§ EXERCISE MATERIALS:

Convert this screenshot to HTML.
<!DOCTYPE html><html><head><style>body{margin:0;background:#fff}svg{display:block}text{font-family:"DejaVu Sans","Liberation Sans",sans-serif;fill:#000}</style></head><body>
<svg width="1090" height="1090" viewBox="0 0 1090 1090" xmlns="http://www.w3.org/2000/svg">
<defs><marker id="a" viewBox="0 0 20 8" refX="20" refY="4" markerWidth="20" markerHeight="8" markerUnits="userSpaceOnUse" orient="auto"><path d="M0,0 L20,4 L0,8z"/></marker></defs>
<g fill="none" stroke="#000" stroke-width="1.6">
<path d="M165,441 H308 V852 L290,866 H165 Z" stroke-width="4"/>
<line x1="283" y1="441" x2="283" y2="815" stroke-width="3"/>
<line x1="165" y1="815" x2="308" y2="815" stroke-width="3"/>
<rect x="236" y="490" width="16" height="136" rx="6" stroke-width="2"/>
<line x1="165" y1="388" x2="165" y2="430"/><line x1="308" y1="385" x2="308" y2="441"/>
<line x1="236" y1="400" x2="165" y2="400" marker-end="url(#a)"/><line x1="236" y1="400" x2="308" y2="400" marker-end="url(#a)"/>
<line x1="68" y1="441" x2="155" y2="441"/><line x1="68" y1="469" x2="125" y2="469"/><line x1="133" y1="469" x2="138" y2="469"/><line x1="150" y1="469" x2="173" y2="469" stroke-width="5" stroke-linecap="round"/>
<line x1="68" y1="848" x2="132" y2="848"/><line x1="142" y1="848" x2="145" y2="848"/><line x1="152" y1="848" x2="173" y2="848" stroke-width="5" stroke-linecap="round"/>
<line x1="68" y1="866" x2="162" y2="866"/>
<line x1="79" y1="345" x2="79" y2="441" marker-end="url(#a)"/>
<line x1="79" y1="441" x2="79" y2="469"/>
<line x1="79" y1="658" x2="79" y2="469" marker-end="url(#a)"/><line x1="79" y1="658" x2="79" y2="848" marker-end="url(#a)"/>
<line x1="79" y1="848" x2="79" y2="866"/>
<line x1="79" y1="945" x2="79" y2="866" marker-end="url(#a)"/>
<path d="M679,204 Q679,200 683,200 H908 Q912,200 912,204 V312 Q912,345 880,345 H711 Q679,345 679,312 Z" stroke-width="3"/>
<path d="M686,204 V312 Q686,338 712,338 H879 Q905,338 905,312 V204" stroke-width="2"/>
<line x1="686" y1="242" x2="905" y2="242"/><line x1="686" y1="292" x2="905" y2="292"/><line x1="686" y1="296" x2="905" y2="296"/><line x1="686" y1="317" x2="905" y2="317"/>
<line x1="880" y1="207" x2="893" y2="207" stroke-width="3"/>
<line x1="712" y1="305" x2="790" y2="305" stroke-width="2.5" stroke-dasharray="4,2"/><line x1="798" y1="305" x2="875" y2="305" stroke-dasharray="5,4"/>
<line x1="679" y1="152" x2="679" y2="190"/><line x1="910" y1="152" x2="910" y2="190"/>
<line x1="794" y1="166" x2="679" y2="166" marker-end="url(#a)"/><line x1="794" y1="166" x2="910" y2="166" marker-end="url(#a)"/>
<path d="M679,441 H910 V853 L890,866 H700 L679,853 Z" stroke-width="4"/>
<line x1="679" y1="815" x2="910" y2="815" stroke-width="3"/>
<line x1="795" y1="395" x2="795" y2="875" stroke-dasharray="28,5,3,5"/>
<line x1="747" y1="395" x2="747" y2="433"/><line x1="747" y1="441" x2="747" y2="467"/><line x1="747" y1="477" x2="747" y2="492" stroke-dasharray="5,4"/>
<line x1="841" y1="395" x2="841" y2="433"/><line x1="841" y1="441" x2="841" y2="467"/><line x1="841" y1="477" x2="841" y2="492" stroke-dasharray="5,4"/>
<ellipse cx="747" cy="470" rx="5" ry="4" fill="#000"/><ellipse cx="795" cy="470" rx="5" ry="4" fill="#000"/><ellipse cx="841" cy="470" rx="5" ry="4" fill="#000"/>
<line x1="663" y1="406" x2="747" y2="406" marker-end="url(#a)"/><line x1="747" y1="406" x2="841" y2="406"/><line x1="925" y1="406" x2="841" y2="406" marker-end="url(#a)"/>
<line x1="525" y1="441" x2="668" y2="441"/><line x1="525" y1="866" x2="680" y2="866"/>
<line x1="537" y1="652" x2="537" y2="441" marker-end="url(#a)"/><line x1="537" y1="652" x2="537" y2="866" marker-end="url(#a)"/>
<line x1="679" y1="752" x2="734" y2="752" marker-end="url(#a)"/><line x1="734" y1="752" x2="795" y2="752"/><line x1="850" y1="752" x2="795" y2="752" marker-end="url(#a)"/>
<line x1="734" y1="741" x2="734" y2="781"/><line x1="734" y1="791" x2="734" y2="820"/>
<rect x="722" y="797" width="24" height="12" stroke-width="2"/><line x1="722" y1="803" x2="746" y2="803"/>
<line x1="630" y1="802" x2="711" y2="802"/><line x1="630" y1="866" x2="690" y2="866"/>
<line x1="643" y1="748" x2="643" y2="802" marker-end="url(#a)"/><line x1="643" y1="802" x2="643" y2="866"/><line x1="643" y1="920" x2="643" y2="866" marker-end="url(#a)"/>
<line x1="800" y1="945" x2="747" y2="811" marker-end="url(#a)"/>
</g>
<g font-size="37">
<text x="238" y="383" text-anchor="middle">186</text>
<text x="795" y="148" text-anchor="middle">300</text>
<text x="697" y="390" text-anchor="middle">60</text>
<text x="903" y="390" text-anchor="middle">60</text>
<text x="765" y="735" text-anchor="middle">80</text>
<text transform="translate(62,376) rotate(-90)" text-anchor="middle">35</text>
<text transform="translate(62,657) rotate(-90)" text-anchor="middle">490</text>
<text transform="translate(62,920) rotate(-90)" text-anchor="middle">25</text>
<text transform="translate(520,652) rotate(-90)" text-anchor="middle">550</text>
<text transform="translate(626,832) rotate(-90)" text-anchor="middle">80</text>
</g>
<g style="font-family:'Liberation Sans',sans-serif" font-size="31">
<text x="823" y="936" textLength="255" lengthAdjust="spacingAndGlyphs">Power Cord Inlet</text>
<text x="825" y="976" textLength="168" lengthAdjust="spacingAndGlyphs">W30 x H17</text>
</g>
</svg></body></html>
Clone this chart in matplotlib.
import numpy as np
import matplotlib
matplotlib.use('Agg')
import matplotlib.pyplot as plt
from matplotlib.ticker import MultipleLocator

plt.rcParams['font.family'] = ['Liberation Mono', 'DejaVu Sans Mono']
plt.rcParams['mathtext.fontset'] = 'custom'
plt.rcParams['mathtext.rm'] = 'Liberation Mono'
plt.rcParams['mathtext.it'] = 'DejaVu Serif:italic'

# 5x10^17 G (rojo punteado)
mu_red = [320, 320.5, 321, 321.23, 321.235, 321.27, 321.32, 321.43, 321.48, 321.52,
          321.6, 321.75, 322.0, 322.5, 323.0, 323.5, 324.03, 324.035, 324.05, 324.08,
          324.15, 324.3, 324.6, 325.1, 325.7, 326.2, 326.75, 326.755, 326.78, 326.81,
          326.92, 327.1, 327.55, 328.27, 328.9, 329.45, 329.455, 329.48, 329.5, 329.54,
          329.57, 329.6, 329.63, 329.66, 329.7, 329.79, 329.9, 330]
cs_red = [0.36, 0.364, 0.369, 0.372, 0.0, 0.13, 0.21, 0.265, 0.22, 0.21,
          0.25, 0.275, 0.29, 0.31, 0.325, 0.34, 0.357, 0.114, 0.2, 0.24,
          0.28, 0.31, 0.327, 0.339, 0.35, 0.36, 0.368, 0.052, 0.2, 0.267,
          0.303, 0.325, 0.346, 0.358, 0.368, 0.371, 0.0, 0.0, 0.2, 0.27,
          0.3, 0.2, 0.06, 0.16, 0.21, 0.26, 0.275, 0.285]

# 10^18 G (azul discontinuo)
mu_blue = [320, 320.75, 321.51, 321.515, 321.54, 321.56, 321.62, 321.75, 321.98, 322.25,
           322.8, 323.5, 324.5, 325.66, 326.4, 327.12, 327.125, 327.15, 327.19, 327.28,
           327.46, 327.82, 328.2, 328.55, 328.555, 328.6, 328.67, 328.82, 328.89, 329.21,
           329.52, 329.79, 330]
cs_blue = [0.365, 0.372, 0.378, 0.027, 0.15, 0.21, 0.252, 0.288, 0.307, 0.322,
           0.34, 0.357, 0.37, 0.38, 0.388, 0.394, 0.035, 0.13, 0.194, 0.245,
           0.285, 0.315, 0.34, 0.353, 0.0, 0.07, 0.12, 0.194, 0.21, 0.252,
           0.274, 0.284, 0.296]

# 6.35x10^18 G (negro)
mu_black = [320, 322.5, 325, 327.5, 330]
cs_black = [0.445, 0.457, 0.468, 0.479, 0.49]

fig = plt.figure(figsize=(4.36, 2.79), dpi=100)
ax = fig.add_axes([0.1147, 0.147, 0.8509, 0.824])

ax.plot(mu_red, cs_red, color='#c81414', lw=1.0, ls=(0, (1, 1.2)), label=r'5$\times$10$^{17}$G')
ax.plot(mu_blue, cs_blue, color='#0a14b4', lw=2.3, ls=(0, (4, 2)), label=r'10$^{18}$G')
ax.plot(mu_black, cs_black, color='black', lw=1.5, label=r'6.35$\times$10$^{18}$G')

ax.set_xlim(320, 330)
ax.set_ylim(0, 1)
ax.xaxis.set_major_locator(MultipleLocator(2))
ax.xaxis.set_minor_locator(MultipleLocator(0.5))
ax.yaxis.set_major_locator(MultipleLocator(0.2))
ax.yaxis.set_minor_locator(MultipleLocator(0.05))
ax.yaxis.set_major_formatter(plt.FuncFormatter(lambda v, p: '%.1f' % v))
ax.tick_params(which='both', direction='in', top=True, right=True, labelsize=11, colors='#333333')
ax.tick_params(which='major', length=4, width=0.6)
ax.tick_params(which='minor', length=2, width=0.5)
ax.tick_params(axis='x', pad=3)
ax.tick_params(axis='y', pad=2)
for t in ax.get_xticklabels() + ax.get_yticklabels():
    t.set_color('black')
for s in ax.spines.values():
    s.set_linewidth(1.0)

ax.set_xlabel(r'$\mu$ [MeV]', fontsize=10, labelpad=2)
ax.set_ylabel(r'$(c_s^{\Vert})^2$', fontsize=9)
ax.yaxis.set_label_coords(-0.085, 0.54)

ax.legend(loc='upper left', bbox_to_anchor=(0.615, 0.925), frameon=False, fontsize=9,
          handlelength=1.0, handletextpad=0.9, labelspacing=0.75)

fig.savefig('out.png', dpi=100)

§ INSTRUCTIONS TO FOLLOW: Give again, word for word, the lines starting at the line that has "Clone this chart in matplotlib." and ending at the line that has "plt.rcParams['mathtext.it'] = 'DejaVu", with both of those lines included and nothing else.

§ PROBLEM SOLUTION:
Clone this chart in matplotlib.
import numpy as np
import matplotlib
matplotlib.use('Agg')
import matplotlib.pyplot as plt
from matplotlib.ticker import MultipleLocator

plt.rcParams['font.family'] = ['Liberation Mono', 'DejaVu Sans Mono']
plt.rcParams['mathtext.fontset'] = 'custom'
plt.rcParams['mathtext.rm'] = 'Liberation Mono'
plt.rcParams['mathtext.it'] = 'DejaVu Serif:italic'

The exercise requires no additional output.